Narrating her ordeal, an 80-year-old indigene of Okposi Obinofia Ndiuno, Mrs. Victoria Ozoilo, said the flood had made life miserable for her and the community as they lived in great fear and uncertainty, especially during rainy season.
She noted that the rain, which ought to be a blessing, had become a source of sorrow to them.
Ozoilo, who wept uncontrollably, expressed regret that aside submerging their houses, the flood also destroyed their farm produce, making them not to harvest even a tuber of yam from their farms during harvest season.
Aside from many residential buildings, schools and electrical installations which have collapsed into the gully; the owners of the houses had to run to a neighbouring community for safety.
The road leading from Nkwo Ezeagu junction to the community, which is still under construction by CGC Company, is no longer motorable as a greater part of it has been cut off entirely. The flood has taken almost all the top soil with deep gullies measuring up to 20 feet on the road, which has been abandoned for more than eight years.
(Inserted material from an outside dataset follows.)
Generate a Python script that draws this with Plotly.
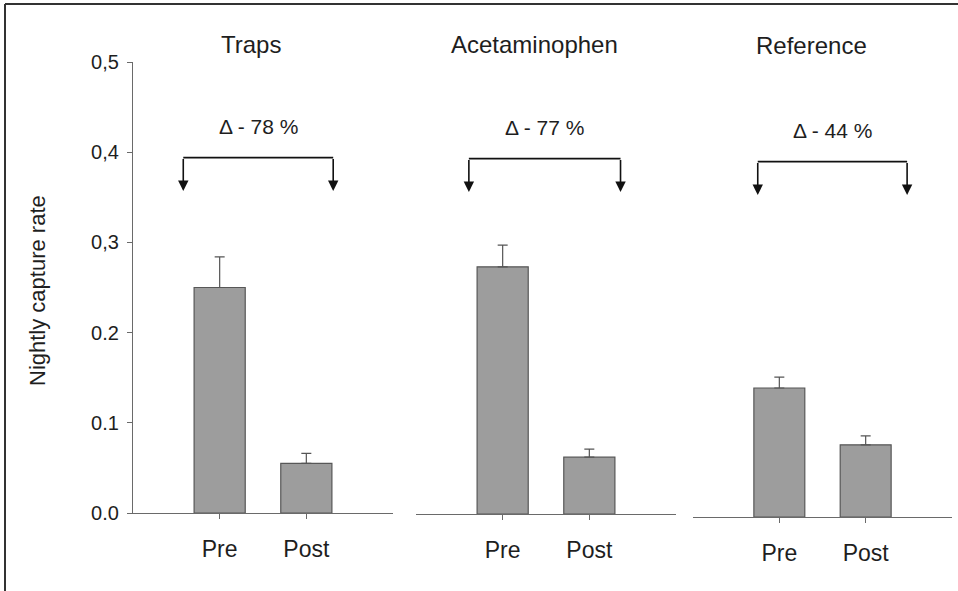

Another resident, Mr. Joseph Uzoma Ozoilo, said all the property and equipment he came back with had been destroyed by the rampaging flood.
A motorcycle rider in the community, Mr. Toochukwu Obi, said the bad road had negatively affected his business as fellow commercial motorcycle riders did not operate once it started raining.
Obi explained that a journey that cost passengers N200 or N300 previously now cost over N1,000.
A pregnant woman, Mrs. Nnenna Udegbunam, also observed that the bad road caused by gully erosion had made it difficult for her to attend anta-natal, saying she no longer sent her children on an errand.
The President General of Obinofia Ndiuno Town Union, Ogbuefi Livinus Umeh, lamented that the construction company handling the road failed to complete the road in the last seven years, thereby making it easy for the flood to damage the road more.